あんな体験のあと職場に戻っていたのだろうか。どういう神経をしているのか分からないが、――ぞく――とあの寒気を思い出した。
「……それ、松下くんが【なにか】したんじゃないの?」
「【なにか】ってなんですか?」
「……松下くんって目を合わせたら人殺せそうじゃない?」
「あははっ! 久留木さん面白いこと言いますね!」
時任くんはけらけらと笑った。
「……でも松下くんって『ヤバい』んでしょう?」
少し声色をかえてそう聞いてみると時任くんは笑顔のまま「ありえないですよー」と言った。その顔からはほんのすこしの疑いも見えず、また拍子抜けしてしまう。そんな私に「そんな面白ミステリー起きないっすよ」と時任くんは笑った。
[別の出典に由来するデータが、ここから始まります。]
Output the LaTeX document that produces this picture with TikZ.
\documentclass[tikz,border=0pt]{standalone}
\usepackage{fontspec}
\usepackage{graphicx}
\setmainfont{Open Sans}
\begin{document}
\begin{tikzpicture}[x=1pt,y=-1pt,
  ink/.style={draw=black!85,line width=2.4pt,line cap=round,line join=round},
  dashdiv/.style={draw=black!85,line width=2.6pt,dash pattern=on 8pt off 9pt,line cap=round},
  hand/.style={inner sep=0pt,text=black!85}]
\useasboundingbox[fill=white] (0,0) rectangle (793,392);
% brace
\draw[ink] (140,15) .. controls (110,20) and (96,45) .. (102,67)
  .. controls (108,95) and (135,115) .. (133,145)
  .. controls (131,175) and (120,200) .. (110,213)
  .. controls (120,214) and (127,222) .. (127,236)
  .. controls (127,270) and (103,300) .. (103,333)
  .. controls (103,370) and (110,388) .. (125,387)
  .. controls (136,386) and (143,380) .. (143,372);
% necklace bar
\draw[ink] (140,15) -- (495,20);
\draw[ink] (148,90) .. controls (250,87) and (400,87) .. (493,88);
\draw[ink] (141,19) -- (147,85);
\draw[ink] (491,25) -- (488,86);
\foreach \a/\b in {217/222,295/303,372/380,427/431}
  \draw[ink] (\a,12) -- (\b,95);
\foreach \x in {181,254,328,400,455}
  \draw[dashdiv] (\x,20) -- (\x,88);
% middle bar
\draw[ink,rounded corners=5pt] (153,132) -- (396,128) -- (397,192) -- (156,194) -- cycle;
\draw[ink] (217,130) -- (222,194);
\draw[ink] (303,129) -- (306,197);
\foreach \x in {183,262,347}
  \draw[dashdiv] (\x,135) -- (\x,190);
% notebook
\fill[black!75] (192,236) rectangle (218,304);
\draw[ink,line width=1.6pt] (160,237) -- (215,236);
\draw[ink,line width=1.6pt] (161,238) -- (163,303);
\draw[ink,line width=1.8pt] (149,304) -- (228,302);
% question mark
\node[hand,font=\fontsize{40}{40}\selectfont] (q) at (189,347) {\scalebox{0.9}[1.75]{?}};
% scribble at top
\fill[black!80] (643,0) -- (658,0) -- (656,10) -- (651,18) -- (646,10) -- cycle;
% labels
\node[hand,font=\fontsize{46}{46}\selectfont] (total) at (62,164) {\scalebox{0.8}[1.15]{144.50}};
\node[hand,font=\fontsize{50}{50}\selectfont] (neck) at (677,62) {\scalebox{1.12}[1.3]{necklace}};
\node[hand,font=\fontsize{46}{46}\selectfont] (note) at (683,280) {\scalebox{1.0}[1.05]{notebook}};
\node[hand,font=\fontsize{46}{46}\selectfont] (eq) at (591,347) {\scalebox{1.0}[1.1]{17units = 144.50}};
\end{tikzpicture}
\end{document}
「倒れた人、元から気管支が弱いそうなので、アレルギーとかじゃないですか? 松下さんも間が悪いというか運が悪いというか……」
「それじゃなんで松下くん警察に連れて行かれたの?」
「あ、やっぱり捕まっちゃいましたか?」
「捕まる? 逃げてたの?」
「松下さん言ってたんですよ、『第一発見者っていっても事件でもないのに……今日逃げ切れば無駄な時間を過ごさなくて済むかなあ……』って……あの刑事さんは松下さんのこと構いたがるから捕まると面倒なんですよ」
「構いたがる?」
「親戚らしいです。自称保護者みたいな? 面倒くさいですよね、そういうの」
「……学生の内はそうかもね」
私は、もう学生ではない。
女子高生のときにプロ、アマチュア混合の麻雀大会で優勝し、大学進学を辞めて麻雀の道を選んだ。それは道なのかという獣道だった。それをなんとか走り抜けた今となっては、実家の安心感、保護者がいる安心感はなににもかえがたいものだったとわかる。でも、このようなところにいるエリート学生には、まだこのありがたさはわからないのだろう。
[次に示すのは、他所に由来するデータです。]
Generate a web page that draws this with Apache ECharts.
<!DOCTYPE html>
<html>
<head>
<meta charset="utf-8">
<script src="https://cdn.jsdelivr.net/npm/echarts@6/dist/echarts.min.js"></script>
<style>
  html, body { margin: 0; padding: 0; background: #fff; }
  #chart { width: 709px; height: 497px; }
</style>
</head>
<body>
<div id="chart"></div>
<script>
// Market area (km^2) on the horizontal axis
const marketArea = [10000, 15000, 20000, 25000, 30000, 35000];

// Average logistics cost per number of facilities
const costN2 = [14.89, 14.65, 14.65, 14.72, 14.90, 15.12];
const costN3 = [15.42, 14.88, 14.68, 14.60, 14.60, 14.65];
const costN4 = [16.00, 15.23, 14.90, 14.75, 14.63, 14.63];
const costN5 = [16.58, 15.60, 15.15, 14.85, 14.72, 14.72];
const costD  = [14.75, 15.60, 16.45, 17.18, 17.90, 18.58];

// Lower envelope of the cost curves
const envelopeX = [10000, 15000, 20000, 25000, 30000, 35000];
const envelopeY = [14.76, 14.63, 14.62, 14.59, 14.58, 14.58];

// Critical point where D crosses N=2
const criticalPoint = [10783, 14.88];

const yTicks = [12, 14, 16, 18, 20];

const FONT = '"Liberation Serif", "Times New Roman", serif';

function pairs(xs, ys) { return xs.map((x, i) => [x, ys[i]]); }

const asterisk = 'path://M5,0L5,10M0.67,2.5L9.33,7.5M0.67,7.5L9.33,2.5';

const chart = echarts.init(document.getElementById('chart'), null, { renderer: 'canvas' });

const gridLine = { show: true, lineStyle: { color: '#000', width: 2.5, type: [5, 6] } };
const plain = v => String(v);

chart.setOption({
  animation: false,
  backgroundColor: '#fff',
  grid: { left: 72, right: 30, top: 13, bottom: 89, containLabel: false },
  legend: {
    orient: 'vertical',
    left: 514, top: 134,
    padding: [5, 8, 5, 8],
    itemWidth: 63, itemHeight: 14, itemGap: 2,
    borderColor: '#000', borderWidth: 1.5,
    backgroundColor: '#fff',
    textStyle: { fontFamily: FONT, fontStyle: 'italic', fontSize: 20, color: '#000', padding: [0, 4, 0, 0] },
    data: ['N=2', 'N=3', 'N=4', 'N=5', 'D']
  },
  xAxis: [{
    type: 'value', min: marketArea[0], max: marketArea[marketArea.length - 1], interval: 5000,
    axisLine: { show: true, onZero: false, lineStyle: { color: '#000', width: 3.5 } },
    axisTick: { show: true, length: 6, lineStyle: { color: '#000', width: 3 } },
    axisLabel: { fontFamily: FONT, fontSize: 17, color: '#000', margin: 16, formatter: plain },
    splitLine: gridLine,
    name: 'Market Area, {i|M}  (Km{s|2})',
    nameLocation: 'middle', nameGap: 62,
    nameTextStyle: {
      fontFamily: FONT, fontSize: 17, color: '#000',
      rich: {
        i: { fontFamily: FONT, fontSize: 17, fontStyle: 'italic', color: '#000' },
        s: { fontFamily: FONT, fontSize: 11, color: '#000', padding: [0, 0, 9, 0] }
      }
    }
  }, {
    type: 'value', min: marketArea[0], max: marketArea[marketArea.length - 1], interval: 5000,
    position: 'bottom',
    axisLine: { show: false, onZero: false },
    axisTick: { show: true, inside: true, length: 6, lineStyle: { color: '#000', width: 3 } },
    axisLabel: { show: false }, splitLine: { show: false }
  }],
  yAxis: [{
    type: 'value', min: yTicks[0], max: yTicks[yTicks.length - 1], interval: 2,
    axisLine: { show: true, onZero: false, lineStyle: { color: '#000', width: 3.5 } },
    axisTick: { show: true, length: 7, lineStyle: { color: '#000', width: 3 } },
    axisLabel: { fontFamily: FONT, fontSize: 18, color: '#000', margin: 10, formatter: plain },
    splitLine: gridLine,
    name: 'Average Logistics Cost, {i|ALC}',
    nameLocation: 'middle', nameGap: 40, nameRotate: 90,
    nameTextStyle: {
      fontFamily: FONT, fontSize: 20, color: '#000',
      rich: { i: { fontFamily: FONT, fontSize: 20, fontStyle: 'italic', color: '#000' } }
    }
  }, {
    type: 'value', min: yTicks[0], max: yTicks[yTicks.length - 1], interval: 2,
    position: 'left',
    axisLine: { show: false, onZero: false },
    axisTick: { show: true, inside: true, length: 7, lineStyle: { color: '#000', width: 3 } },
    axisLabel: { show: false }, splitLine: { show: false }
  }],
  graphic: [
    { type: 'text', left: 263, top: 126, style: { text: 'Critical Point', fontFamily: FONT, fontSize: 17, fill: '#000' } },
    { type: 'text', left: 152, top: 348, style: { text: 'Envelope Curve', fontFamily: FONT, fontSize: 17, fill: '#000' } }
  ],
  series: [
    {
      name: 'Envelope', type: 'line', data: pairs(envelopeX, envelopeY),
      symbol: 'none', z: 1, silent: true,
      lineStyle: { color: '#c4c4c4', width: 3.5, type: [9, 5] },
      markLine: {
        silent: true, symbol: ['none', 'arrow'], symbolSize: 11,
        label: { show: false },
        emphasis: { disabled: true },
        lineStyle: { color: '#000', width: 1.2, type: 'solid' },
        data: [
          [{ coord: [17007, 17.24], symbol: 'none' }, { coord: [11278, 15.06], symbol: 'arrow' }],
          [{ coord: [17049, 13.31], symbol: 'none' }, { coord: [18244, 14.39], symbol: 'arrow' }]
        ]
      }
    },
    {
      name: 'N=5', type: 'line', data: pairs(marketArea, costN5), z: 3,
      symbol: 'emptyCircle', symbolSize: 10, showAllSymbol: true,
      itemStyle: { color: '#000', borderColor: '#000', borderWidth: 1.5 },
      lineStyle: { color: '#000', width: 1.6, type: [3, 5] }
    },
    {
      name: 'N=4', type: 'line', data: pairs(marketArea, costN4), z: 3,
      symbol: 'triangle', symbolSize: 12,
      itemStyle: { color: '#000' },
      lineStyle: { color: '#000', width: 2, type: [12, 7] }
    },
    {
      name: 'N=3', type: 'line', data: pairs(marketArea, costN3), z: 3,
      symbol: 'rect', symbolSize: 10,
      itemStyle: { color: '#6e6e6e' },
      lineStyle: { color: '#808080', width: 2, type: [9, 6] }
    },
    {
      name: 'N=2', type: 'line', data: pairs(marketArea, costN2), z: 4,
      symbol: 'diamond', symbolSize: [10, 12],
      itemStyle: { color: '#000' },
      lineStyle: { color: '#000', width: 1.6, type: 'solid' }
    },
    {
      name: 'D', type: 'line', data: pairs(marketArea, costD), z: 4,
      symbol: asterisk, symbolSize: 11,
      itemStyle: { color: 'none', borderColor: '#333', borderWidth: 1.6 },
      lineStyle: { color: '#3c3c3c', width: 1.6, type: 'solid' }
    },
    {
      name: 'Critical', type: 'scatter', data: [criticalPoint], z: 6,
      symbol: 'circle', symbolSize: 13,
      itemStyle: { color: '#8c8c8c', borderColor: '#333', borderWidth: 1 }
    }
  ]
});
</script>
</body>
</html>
「でも……ひどいね。松下くんはただ人助けしただけなんでしょ?」
「ですよねー。ナギさんが『お前がやったんだろう!』って松下さんに掴みかかったりしなかったらそれでおしまいだったのに」
「へ? なにそれ? 松下くん変なことでもしたの?」
「人命救助してただけですよ。単なる言いがかりですよ、言いがかり。そもそも松下さんが人殺すなんて非効率的なことするわけないのに」
「……非効率ってどういう意味?」
「え? そのままの意味ですよ?」
時任くんはにこりと笑って首をかしげた。昨日感じたような化物に睨まれているような恐怖を覚えたが、私も笑顔で首をかしげておいた。